Instructions for the task |
Leave out all pictures and return, exactly as written, the lines from the line containing "Emit a single-file" to the line containing "const p1StatY2 = [0.457,0.838,0.881,0.904,0.911,0.924,0.930];", both ends kept.
[BEGIN Entries]
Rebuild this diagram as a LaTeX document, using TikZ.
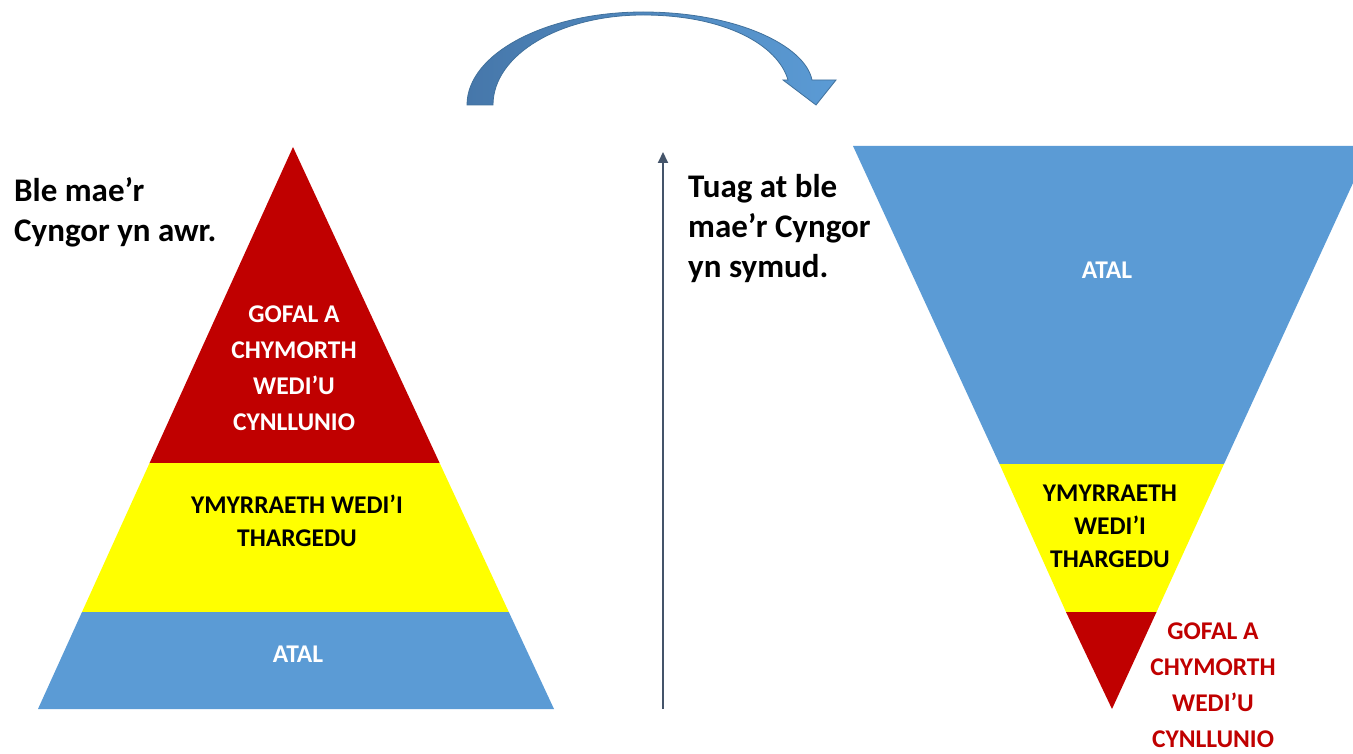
\documentclass[tikz,border=0pt]{standalone}
\usepackage{fontspec}
\setmainfont{Carlito}
\usetikzlibrary{arrows.meta}
\definecolor{pred}{HTML}{C00000}
\definecolor{pyel}{HTML}{FFFF00}
\definecolor{pblue}{HTML}{5B9BD5}
\definecolor{arrdark}{HTML}{44546A}
\definecolor{curvL}{HTML}{4677AA}
\definecolor{curvR}{HTML}{5B9BD5}
\definecolor{curvE}{HTML}{41719C}
\tikzset{
  head/.style={font=\fontsize{33}{40}\selectfont\bfseries, align=left, inner sep=0pt, anchor=west},
  lbl/.style={font=\fontsize{25.5}{36}\selectfont\bfseries, align=center, inner sep=0pt},
  lbly/.style={font=\fontsize{25.5}{33}\selectfont\bfseries, align=center, inner sep=0pt},
}
\begin{document}
\begin{tikzpicture}[x=1pt,y=-1pt]
\useasboundingbox (0,0) rectangle (1353,754);
\begin{scope}
\clip (0,0) rectangle (1353,754);
% left pyramid
\fill[pred] (293,147) -- (149.6,463) -- (439.6,463) -- cycle;
\fill[pyel] (149.6,463) -- (82,612) -- (508.8,612) -- (439.6,463) -- cycle;
\fill[pblue] (82,612) -- (38,709) -- (554,709) -- (508.8,612) -- cycle;
% right inverted pyramid
\fill[pblue] (853,146) -- (1370,146) -- (1224,464) -- (999.5,464) -- cycle;
\fill[pyel] (999.5,464) -- (1224,464) -- (1156.5,612) -- (1066,612) -- cycle;
\fill[pred] (1066,612) -- (1156.5,612) -- (1112,709) -- cycle;
\end{scope}
% curved arrow
\draw[curvE, line width=0.8pt, left color=curvL, right color=curvR]
  (467,105) .. controls (467,53.7) and (545.9,12) .. (643,12)
  .. controls (735,12) and (805,45) .. (812,80)
  -- (836,80) -- (816,105) -- (783,80) -- (788,80)
  .. controls (778,45) and (725,15) .. (643,15)
  .. controls (560,15) and (493,54.8) .. (493,105) -- cycle;
% vertical arrow
\coordinate (vbot) at (663,709);
\coordinate (vtop) at (663,152);
\draw[arrdark, line width=2pt, -{Triangle[length=11pt,width=10pt]}] (vbot) -- (vtop);
% headings
\node[head] (h1) at (14,212) {Ble mae’r\\Cyngor yn awr.};
\node[head] (h2) at (688,229) {Tuag at ble\\mae’r Cyngor\\yn symud.};
% left labels
\node[lbl, text=white] (l1) at (294,368.5) {GOFAL A\\CHYMORTH\\WEDI’U\\CYNLLUNIO};
\node[lbly] (l2) at (297,521) {YMYRRAETH WEDI’I\\THARGEDU};
\node[lbl, text=white] (l3) at (298,654) {ATAL};
% right labels
\node[lbl, text=white] (r1) at (1107,270) {ATAL};
\node[lbly] (r2) at (1110,526) {YMYRRAETH\\WEDI’I\\THARGEDU};
\node[lbl, text=pred] (r3) at (1213,685) {GOFAL A\\CHYMORTH\\WEDI’U\\CYNLLUNIO};
\end{tikzpicture}
\end{document}
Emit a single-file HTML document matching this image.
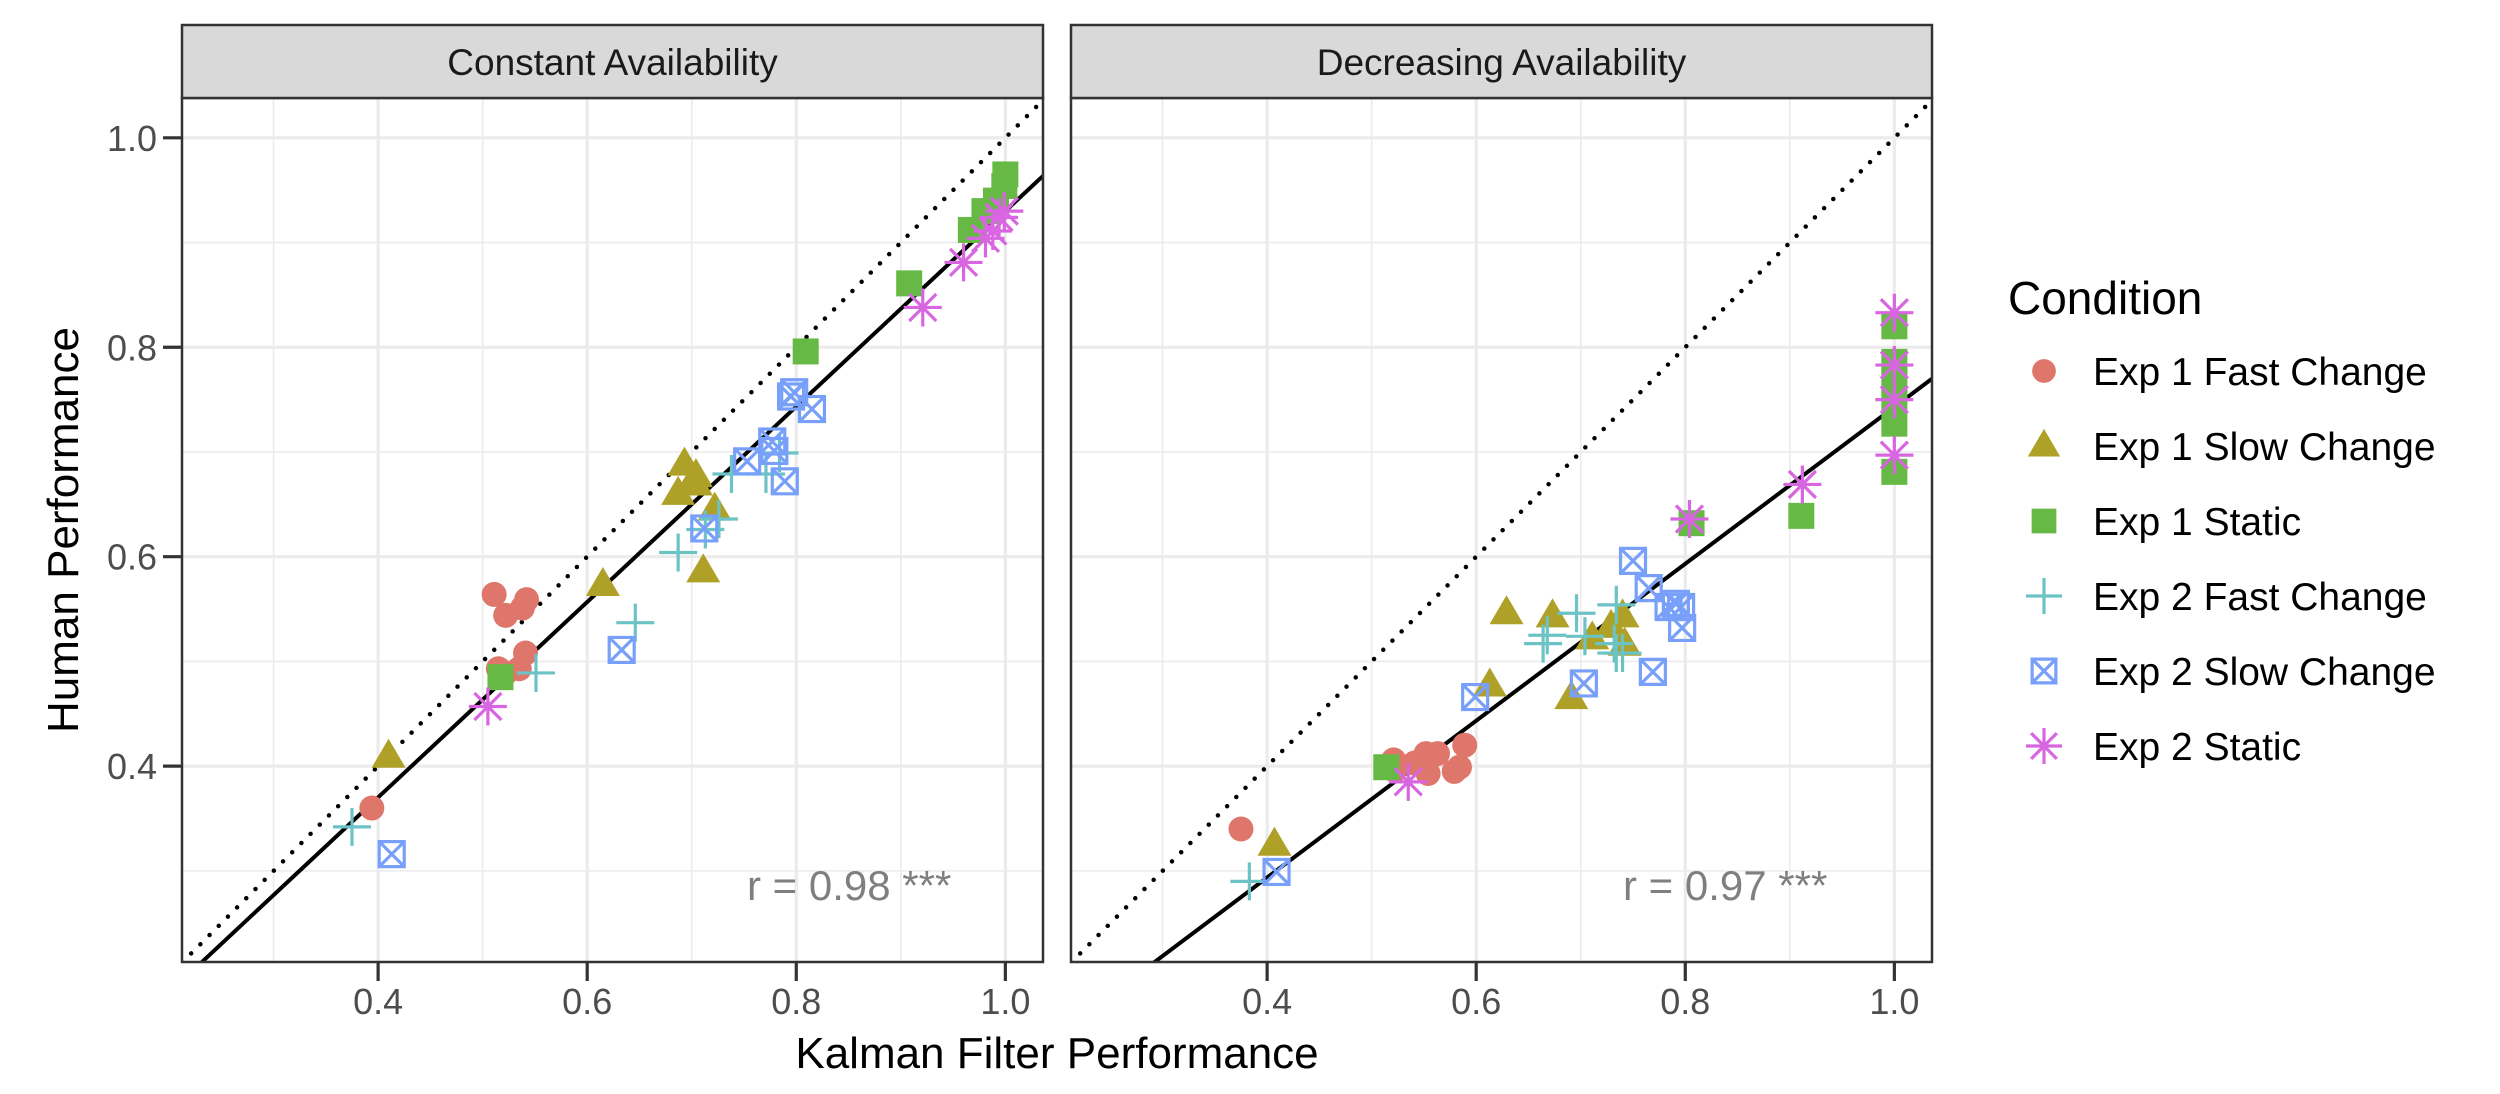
<!DOCTYPE html>
<html><head><meta charset="utf-8">
<style>
html,body{margin:0;padding:0;background:#fff;}
svg{display:block;font-family:"Liberation Sans",Arial,sans-serif;}
</style></head>
<body>
<svg id="chart" width="2500" height="1094" viewBox="0 0 2500 1094" xmlns="http://www.w3.org/2000/svg">
<g id="root"></g>
</svg>
<script>
// ---- data ----
const seriesNames = ["Exp 1 Fast Change","Exp 1 Slow Change","Exp 1 Static","Exp 2 Fast Change","Exp 2 Slow Change","Exp 2 Static"];
const panelTitles = ["Constant Availability","Decreasing Availability"];
const xTicks = [0.4,0.6,0.8,1.0];
const yTicks = [0.4,0.6,0.8,1.0];
const xTickLabels = ["0.4","0.6","0.8","1.0"];
const yTickLabels = ["0.4","0.6","0.8","1.0"];
const minorTicks = [0.3,0.5,0.7,0.9];
const corrLabels = ["r = 0.98 ***","r = 0.97 ***"];
const fitSlope = [0.933,0.749];
const fitIntercept = [-0.003,-0.006];

// Panel 1 (Constant)
const p1FastX1 = [0.394,0.511,0.522,0.542,0.538,0.541,0.535,0.515,0.522];
const p1FastY1 = [0.360,0.564,0.544,0.559,0.551,0.508,0.493,0.493,0.489];
const p1SlowX1 = [0.410,0.615,0.693,0.704,0.687,0.704,0.722,0.711];
const p1SlowY1 = [0.409,0.573,0.688,0.677,0.660,0.669,0.645,0.586];
const p1StatX1 = [0.517,0.809,0.908,0.967,0.980,0.991,0.999,1.000];
const p1StatY1 = [0.485,0.796,0.861,0.912,0.930,0.940,0.954,0.965];
const p1FastX2 = [0.375,0.551,0.646,0.687,0.713,0.726,0.738,0.771,0.784];
const p1FastY2 = [0.342,0.489,0.537,0.604,0.626,0.636,0.679,0.679,0.699];
const p1SlowX2 = [0.413,0.633,0.712,0.753,0.777,0.779,0.789,0.795,0.798,0.815];
const p1SlowY2 = [0.316,0.511,0.627,0.691,0.710,0.701,0.672,0.753,0.757,0.741];
const p1StatX2 = [0.505,0.921,0.960,0.981,0.988,0.994,0.999];
const p1StatY2 = [0.457,0.838,0.881,0.904,0.911,0.924,0.930];

// Panel 2 (Decreasing)
const p2FastX1 = [0.375,0.521,0.522,0.541,0.552,0.563,0.554,0.589,0.584,0.579];
const p2FastY1 = [0.340,0.406,0.396,0.403,0.412,0.412,0.393,0.420,0.399,0.395];
const p2SlowX1 = [0.407,0.613,0.629,0.673,0.691,0.711,0.729,0.740,0.742];
const p2SlowY1 = [0.325,0.477,0.546,0.543,0.465,0.522,0.533,0.543,0.516];
const p2StatX1 = [0.514,0.806,0.911,1.0,1.0,1.0,1.0,1.0,1.0];
const p2StatY1 = [0.399,0.632,0.639,0.820,0.786,0.769,0.750,0.727,0.681];
const p2FastX2 = [0.383,0.664,0.668,0.696,0.704,0.732,0.734,0.734,0.740];
const p2FastY2 = [0.290,0.517,0.525,0.546,0.524,0.517,0.554,0.508,0.508];
const p2SlowX2 = [0.409,0.599,0.703,0.750,0.765,0.769,0.784,0.791,0.796,0.797];
const p2SlowY2 = [0.299,0.466,0.479,0.596,0.570,0.490,0.552,0.555,0.552,0.532];
const p2StatX2 = [0.535,0.804,0.912,1.0,1.0,1.0,1.0];
const p2StatY2 = [0.385,0.636,0.669,0.833,0.783,0.750,0.697];

const panelData = [
  [[p1FastX1,p1FastY1],[p1SlowX1,p1SlowY1],[p1StatX1,p1StatY1],[p1FastX2,p1FastY2],[p1SlowX2,p1SlowY2],[p1StatX2,p1StatY2]],
  [[p2FastX1,p2FastY1],[p2SlowX1,p2SlowY1],[p2StatX1,p2StatY1],[p2FastX2,p2FastY2],[p2SlowX2,p2SlowY2],[p2StatX2,p2StatY2]]
];

// ---- layout ----
const colors = ["#DF766C","#AFA028","#66B944","#6CC3C6","#78A0FA","#D866E0"];
const panels = [{l:182,r:1043},{l:1071,r:1932}];
const panelTop = 98, panelBottom = 962, stripTop = 25;
const xMin = 0.2124, xMax = 1.036, yMin = 0.213, yMax = 1.038;
const NS = "http://www.w3.org/2000/svg";
const root = document.getElementById('root');

function mk(tag, attrs, parent){
  const e = document.createElementNS(NS, tag);
  for (const k in attrs) e.setAttribute(k, attrs[k]);
  (parent||root).appendChild(e);
  return e;
}
function xs(p, v){ return panels[p].l + (v - xMin)/(xMax - xMin)*(panels[p].r - panels[p].l); }
function ys(v){ return panelBottom - (v - yMin)/(yMax - yMin)*(panelBottom - panelTop); }

function drawSymbol(g, s, cx, cy, scale){
  const c = colors[s]; const k = scale||1;
  let e;
  if (s===0){ e = mk('circle',{cx:cx,cy:cy,r:12.5*k,fill:c},g); }
  else if (s===1){ const w=17*k,h=29*k; e = mk('polygon',{points:`${cx},${cy-h*0.62} ${cx-w},${cy+h*0.38} ${cx+w},${cy+h*0.38}`,fill:c},g); }
  else if (s===2){ const a=13*k; e = mk('rect',{x:cx-a,y:cy-a,width:2*a,height:2*a,fill:c},g); }
  else if (s===3){ const a=19*k; e = mk('path',{d:`M${cx-a},${cy}H${cx+a}M${cx},${cy-a}V${cy+a}`,stroke:c,'stroke-width':3.2,fill:'none'},g); }
  else if (s===4){ const a=12.5*k; e = mk('path',{d:`M${cx-a},${cy-a}h${2*a}v${2*a}h${-2*a}zM${cx-a},${cy-a}L${cx+a},${cy+a}M${cx+a},${cy-a}L${cx-a},${cy+a}`,stroke:c,'stroke-width':3.2,fill:'none'},g); }
  else { const a=19*k,d=13.5*k; e = mk('path',{d:`M${cx-a},${cy}H${cx+a}M${cx},${cy-a}V${cy+a}M${cx-d},${cy-d}L${cx+d},${cy+d}M${cx+d},${cy-d}L${cx-d},${cy+d}`,stroke:c,'stroke-width':3.2,fill:'none'},g); }
  return e;
}

for (let p=0;p<2;p++){
  const P = panels[p];
  const pg = mk('g',{});
  
  
  const bg = mk('rect',{x:P.l,y:panelTop,width:P.r-P.l,height:panelBottom-panelTop,fill:'#fff'},pg);
  
  
  minorTicks.forEach(v=>{
    const gx = mk('line',{x1:xs(p,v),x2:xs(p,v),y1:panelTop,y2:panelBottom,stroke:'#EBEBEB','stroke-width':1.6},pg);
    
    
    const gy = mk('line',{x1:P.l,x2:P.r,y1:ys(v),y2:ys(v),stroke:'#EBEBEB','stroke-width':1.6},pg);
    
    
  });
  xTicks.forEach((v,i)=>{
    const gx = mk('line',{x1:xs(p,v),x2:xs(p,v),y1:panelTop,y2:panelBottom,stroke:'#EBEBEB','stroke-width':3.2},pg);
    
    
    const t = mk('line',{x1:xs(p,v),x2:xs(p,v),y1:panelBottom,y2:panelBottom+19,stroke:'#333','stroke-width':3.2},pg);
    
    
    const tl = mk('text',{x:xs(p,v),y:1014,'text-anchor':'middle','font-size':36,fill:'#4D4D4D'},pg);
    tl.textContent = xTickLabels[i];
    
    
  });
  yTicks.forEach(v=>{
    const gy = mk('line',{x1:P.l,x2:P.r,y1:ys(v),y2:ys(v),stroke:'#EBEBEB','stroke-width':3.2},pg);
    
    
  });
  const clipId = 'clip'+p;
  const cp = mk('clipPath',{id:clipId},pg);
  mk('rect',{x:P.l,y:panelTop,width:P.r-P.l,height:panelBottom-panelTop},cp);
  const cg = mk('g',{'clip-path':`url(#${clipId})`},pg);
  const ref = mk('line',{x1:xs(p,xMin),y1:ys(xMin),x2:xs(p,xMax),y2:ys(xMax),stroke:'#000','stroke-width':4.5,'stroke-dasharray':'0 13','stroke-linecap':'round'},cg);
  
  
  const fx1 = xMin, fx2 = xMax;
  const fit = mk('line',{x1:xs(p,fx1),y1:ys(fitSlope[p]*fx1+fitIntercept[p]),x2:xs(p,fx2),y2:ys(fitSlope[p]*fx2+fitIntercept[p]),stroke:'#000','stroke-width':4},cg);
  
  
  panelData[p].forEach((ser,s)=>{
    const sg = mk('g',{},cg);
    
    
    ser[0].forEach((xv,i)=>{
      const m = drawSymbol(sg, s, xs(p,xv), ys(ser[1][i]));
      
      
    });
  });
  const ct = mk('text',{x:p===0?747:1623,y:900,'font-size':42,fill:'#7F7F7F'},pg);
  ct.textContent = corrLabels[p];
  
  
  const br = mk('rect',{x:P.l,y:panelTop,width:P.r-P.l,height:panelBottom-panelTop,fill:'none',stroke:'#333','stroke-width':2.5},pg);
  
  
  const st = mk('rect',{x:P.l,y:stripTop,width:P.r-P.l,height:panelTop-stripTop,fill:'#D9D9D9',stroke:'#333','stroke-width':2.5},pg);
  
  
  const stt = mk('text',{x:(P.l+P.r)/2,y:75,'text-anchor':'middle','font-size':37,fill:'#1A1A1A'},pg);
  stt.textContent = panelTitles[p];
  
  
}
yTicks.forEach((v,i)=>{
  const t = mk('line',{x1:163,x2:182,y1:ys(v),y2:ys(v),stroke:'#333','stroke-width':3.2});
  
  
  const tl = mk('text',{x:157,y:ys(v)+13,'text-anchor':'end','font-size':36,fill:'#4D4D4D'});
  tl.textContent = yTickLabels[i];
  
  
});
const xt = mk('text',{x:1057,y:1068,'text-anchor':'middle','font-size':44,fill:'#000'});
xt.textContent = 'Kalman Filter Performance';


const yt = mk('text',{x:0,y:0,'text-anchor':'middle','font-size':44,fill:'#000',transform:`translate(78,${(panelTop+panelBottom)/2}) rotate(-90)`});
yt.textContent = 'Human Performance';


const lg = mk('g',{});


const ltitle = mk('text',{x:2008,y:314,'font-size':46,fill:'#000'},lg);
ltitle.textContent = 'Condition';


seriesNames.forEach((n,s)=>{
  const cy = 371 + s*75;
  const eg = mk('g',{},lg);
  
  
  drawSymbol(eg, s, 2044, cy, 0.95);
  const t = mk('text',{x:2093,y:cy+14,'font-size':39,fill:'#000'},eg);
  t.textContent = n;
  
  
});
</script>
</body></html>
[END Entries]
Full response |
Emit a single-file HTML document matching this image.
<!DOCTYPE html>
<html><head><meta charset="utf-8">
<style>
html,body{margin:0;padding:0;background:#fff;}
svg{display:block;font-family:"Liberation Sans",Arial,sans-serif;}
</style></head>
<body>
<svg id="chart" width="2500" height="1094" viewBox="0 0 2500 1094" xmlns="http://www.w3.org/2000/svg">
<g id="root"></g>
</svg>
<script>
// ---- data ----
const seriesNames = ["Exp 1 Fast Change","Exp 1 Slow Change","Exp 1 Static","Exp 2 Fast Change","Exp 2 Slow Change","Exp 2 Static"];
const panelTitles = ["Constant Availability","Decreasing Availability"];
const xTicks = [0.4,0.6,0.8,1.0];
const yTicks = [0.4,0.6,0.8,1.0];
const xTickLabels = ["0.4","0.6","0.8","1.0"];
const yTickLabels = ["0.4","0.6","0.8","1.0"];
const minorTicks = [0.3,0.5,0.7,0.9];
const corrLabels = ["r = 0.98 ***","r = 0.97 ***"];
const fitSlope = [0.933,0.749];
const fitIntercept = [-0.003,-0.006];

// Panel 1 (Constant)
const p1FastX1 = [0.394,0.511,0.522,0.542,0.538,0.541,0.535,0.515,0.522];
const p1FastY1 = [0.360,0.564,0.544,0.559,0.551,0.508,0.493,0.493,0.489];
const p1SlowX1 = [0.410,0.615,0.693,0.704,0.687,0.704,0.722,0.711];
const p1SlowY1 = [0.409,0.573,0.688,0.677,0.660,0.669,0.645,0.586];
const p1StatX1 = [0.517,0.809,0.908,0.967,0.980,0.991,0.999,1.000];
const p1StatY1 = [0.485,0.796,0.861,0.912,0.930,0.940,0.954,0.965];
const p1FastX2 = [0.375,0.551,0.646,0.687,0.713,0.726,0.738,0.771,0.784];
const p1FastY2 = [0.342,0.489,0.537,0.604,0.626,0.636,0.679,0.679,0.699];
const p1SlowX2 = [0.413,0.633,0.712,0.753,0.777,0.779,0.789,0.795,0.798,0.815];
const p1SlowY2 = [0.316,0.511,0.627,0.691,0.710,0.701,0.672,0.753,0.757,0.741];
const p1StatX2 = [0.505,0.921,0.960,0.981,0.988,0.994,0.999];
const p1StatY2 = [0.457,0.838,0.881,0.904,0.911,0.924,0.930];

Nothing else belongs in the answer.